By Denny Weddle
May 17, 2017 at 5:00 am ET
Energy Secretary Rick Perry recently dedicated the world’s largest clean-coal power plant, the WA Parish Generating Station – known as Petra Nova. Located not far from Houston, Petra Nova is the first of several American clean-coal operations scheduled to open during fiscal year 2017.
Some of these clean-coal facilities, such as Petra Nova, are upgrades to existing coal-fired plants. Others, such as the Kemper County, Miss., plant, will be new operations. While those power plants have been under development for some time, President Donald Trump and Congress have already taken a number of decisive actions to roll back Obama-era executive orders and regulations.
Under President Barack Obama, two federal agencies were at loggerheads over clean coal. The Department of Energy helped fund demonstration projects, including Petra Nova, even as the Environmental Protection Agency worked hard to ban the mining and use of coal.

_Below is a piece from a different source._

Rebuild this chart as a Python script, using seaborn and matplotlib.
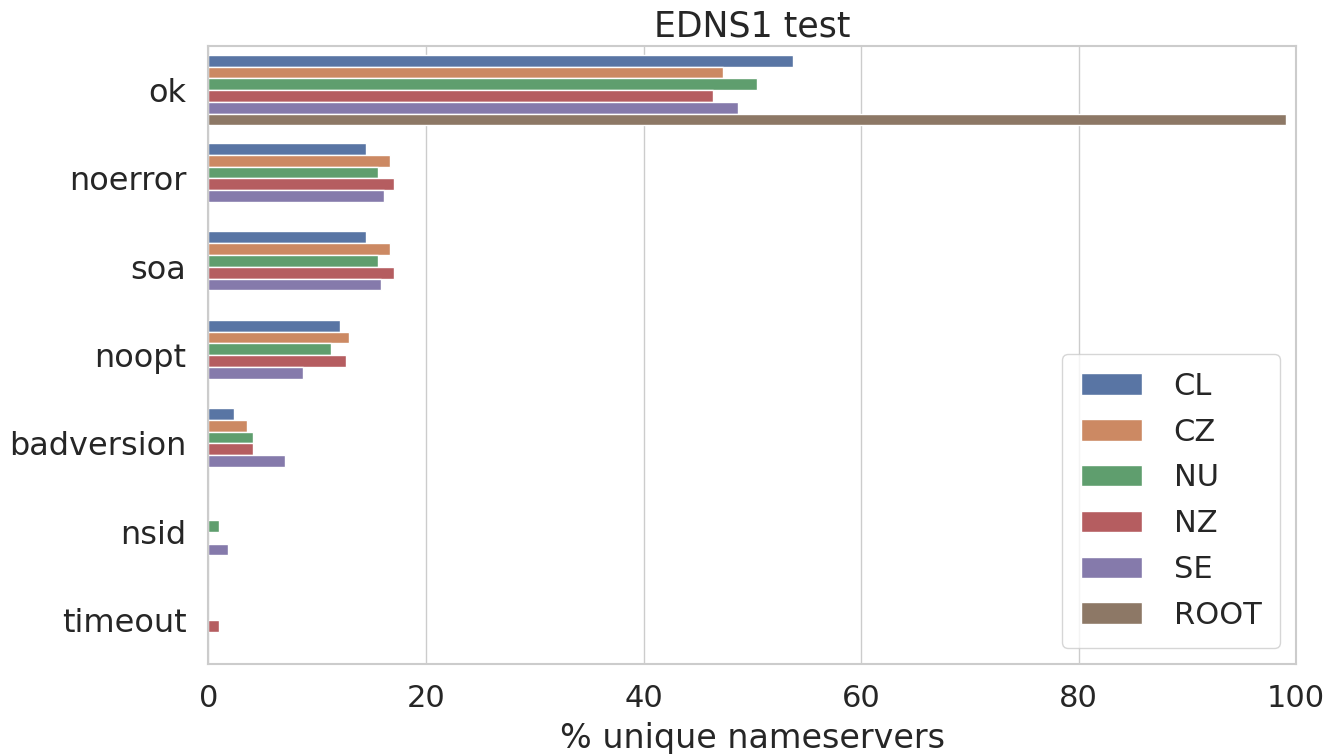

Of the two, the EPA clearly had President Obama’s ear, reflected by anti-coal executive orders which gutted the American coal industry.
Obama’s actions reflected an ingrained bias, leaving many well-paid union workers unemployed and often unemployable. The Trump administration has no such bias. Democratic Senator Joe Manchin (D-W.Va.) praised the president for overturning Obama’s “Clean Power Plan,” which was largely responsible for that massive loss of good-paying coal-industry jobs. Senator Shelley Moore Capito (R-W.Va.), cited another Trump rollback that will “protect the one-third of coal jobs placed at risk by the misguided Stream Protection Rule.”
In an early executive order, the president reopened the coal market in America, putting miners back to work while paving the way for restarting mothballed coal-fired facilities. He then signed a law rescinding the Obama administration’s “Stream Protection Rule,” an EPA regulation that subjected mining to impossible-to-achieve standards.
Trump’s actions have had immediate impacts on jobs and productivity. In the North Fork Valley of Colorado, as many as two coal trains per day are departing for coal-hungry markets, a seven-fold increase in productivity from when Colorado coal production hit record lows just last year — down 67 percent. While not all of this rebound can be directly attributed to President Trump, his actions have already paid dividends in virtually all coal states.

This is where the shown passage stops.